**RECORD EXCERPTS**
"""
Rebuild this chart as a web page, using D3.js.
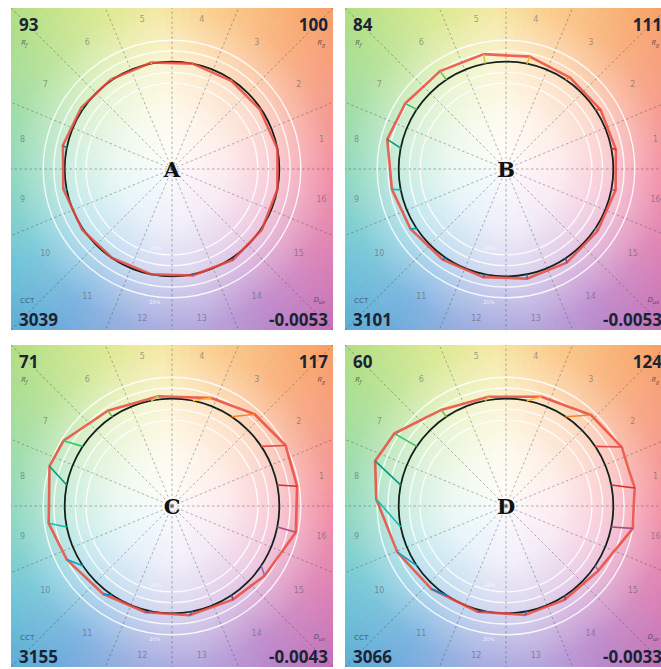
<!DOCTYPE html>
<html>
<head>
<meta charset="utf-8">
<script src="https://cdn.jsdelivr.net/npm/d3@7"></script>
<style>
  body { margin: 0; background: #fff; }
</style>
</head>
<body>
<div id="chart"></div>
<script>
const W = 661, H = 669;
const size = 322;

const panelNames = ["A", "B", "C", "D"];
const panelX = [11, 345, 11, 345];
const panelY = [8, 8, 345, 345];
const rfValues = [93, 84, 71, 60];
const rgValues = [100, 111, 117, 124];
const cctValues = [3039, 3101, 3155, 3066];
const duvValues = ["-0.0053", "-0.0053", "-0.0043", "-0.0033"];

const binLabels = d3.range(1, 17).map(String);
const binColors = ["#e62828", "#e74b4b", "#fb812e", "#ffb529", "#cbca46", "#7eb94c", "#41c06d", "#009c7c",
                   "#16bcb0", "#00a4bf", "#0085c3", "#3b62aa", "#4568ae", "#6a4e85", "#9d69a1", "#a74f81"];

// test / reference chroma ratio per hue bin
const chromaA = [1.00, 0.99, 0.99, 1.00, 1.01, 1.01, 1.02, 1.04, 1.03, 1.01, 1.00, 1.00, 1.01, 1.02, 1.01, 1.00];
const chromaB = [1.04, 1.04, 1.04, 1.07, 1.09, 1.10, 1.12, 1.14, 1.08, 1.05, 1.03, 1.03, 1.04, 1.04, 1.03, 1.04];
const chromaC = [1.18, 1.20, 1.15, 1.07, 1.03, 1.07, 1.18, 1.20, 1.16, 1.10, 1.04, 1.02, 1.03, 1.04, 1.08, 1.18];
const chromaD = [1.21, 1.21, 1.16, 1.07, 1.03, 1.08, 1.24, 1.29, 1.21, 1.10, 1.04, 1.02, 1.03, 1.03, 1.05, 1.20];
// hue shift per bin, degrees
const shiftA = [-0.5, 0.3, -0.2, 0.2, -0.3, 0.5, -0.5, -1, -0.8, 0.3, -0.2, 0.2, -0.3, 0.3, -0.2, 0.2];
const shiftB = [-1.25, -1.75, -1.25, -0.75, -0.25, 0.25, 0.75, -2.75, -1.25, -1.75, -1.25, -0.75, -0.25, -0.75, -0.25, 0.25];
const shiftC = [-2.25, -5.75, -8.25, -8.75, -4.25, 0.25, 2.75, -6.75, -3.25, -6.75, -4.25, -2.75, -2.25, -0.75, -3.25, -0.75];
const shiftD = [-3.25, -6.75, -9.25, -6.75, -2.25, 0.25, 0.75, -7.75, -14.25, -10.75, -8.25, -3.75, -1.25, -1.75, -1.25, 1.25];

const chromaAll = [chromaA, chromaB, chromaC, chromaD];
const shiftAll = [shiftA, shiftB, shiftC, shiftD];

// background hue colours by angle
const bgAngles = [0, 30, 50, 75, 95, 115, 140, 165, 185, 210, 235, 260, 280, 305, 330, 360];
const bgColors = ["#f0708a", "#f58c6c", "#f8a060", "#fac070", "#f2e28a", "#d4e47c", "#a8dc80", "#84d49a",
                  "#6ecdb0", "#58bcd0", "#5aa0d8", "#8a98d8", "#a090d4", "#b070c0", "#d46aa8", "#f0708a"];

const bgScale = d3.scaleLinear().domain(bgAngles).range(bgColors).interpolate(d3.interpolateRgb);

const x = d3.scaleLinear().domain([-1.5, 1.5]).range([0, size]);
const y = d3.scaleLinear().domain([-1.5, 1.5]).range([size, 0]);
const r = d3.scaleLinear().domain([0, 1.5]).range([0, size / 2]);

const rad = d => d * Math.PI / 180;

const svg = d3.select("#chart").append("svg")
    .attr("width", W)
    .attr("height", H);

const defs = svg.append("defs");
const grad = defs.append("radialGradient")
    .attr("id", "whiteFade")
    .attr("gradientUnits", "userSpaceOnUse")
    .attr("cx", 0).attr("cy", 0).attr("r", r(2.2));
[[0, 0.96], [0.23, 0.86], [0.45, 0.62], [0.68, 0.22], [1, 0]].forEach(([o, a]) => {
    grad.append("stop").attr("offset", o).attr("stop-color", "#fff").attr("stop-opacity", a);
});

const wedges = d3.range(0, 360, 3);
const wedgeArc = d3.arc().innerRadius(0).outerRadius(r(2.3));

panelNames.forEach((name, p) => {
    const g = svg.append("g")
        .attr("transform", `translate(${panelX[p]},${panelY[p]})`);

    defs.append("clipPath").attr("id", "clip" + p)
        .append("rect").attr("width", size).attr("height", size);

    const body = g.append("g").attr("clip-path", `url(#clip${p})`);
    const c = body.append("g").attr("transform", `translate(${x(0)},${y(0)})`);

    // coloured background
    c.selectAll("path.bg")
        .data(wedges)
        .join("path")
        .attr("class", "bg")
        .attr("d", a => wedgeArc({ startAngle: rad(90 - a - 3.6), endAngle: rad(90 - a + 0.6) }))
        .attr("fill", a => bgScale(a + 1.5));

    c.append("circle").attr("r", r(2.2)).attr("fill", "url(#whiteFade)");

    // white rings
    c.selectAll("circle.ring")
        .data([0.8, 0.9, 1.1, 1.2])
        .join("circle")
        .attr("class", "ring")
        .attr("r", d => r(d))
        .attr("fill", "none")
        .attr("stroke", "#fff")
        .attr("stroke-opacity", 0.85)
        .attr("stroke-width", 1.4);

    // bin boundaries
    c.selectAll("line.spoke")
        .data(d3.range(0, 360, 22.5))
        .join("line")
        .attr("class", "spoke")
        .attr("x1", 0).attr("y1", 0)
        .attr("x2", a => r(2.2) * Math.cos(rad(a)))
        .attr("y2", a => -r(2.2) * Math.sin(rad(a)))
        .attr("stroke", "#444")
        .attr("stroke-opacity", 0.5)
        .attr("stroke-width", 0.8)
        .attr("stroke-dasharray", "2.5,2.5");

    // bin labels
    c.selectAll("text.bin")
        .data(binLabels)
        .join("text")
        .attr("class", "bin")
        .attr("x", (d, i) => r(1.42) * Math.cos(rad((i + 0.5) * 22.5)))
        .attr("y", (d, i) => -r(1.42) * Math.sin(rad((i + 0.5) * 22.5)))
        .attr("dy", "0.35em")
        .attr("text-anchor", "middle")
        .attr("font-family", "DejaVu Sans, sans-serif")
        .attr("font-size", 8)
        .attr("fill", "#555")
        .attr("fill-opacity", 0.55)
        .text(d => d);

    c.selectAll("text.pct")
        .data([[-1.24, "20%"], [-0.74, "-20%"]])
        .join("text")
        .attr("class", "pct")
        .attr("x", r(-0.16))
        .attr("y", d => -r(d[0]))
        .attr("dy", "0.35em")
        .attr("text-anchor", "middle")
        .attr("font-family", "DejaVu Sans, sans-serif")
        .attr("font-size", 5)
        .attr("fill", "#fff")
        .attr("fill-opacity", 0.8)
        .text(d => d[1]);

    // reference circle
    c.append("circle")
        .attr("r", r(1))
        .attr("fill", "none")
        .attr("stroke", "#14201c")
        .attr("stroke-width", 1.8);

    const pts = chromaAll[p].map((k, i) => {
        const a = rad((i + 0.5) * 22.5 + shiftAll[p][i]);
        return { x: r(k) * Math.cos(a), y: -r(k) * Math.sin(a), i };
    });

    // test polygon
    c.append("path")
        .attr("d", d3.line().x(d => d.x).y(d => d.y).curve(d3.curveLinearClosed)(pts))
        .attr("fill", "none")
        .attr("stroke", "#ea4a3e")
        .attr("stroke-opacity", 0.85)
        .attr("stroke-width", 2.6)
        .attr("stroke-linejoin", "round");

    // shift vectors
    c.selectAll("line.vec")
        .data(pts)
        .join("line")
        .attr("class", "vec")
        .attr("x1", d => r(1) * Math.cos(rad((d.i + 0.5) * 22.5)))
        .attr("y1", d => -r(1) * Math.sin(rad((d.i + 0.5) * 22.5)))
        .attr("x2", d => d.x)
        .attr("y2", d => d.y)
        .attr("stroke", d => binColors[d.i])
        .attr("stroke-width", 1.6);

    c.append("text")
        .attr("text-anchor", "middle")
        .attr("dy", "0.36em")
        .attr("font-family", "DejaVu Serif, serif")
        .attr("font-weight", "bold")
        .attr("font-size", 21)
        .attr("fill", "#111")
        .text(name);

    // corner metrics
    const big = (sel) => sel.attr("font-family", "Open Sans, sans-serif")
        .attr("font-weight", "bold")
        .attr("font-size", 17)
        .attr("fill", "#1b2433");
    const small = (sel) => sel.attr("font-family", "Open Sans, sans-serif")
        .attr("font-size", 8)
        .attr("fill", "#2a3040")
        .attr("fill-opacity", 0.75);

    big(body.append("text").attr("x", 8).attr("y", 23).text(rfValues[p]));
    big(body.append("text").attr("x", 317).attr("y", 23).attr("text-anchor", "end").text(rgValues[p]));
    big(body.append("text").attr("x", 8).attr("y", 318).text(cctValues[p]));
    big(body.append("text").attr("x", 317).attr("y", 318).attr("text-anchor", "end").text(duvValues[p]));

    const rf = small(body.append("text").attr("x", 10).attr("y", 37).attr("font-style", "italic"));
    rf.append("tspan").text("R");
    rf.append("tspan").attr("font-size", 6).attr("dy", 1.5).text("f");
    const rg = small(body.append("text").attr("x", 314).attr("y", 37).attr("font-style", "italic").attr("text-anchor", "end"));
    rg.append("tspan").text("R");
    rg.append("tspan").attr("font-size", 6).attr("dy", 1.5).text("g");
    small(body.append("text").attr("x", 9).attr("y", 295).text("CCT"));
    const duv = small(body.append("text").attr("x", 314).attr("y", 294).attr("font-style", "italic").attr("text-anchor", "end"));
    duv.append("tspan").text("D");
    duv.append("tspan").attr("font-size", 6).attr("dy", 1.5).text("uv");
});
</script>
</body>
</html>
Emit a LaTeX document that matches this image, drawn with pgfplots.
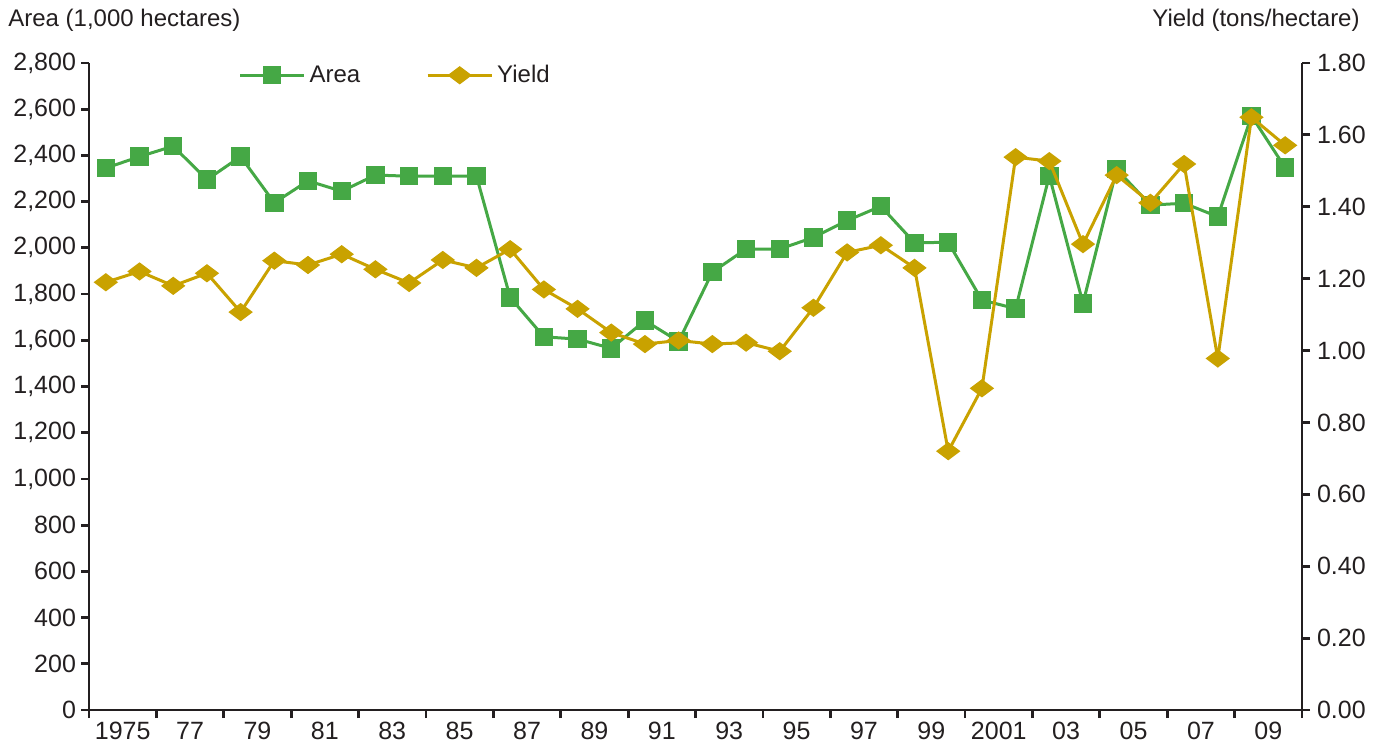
"""
**CHALLENGE**
List all lines from the entries that include the word "chart".

**COMPLETED EXERCISE**
Rebuild this chart as a web page, using D3.js.
<div id="chart"></div>
const svg = d3.select("#chart").append("svg")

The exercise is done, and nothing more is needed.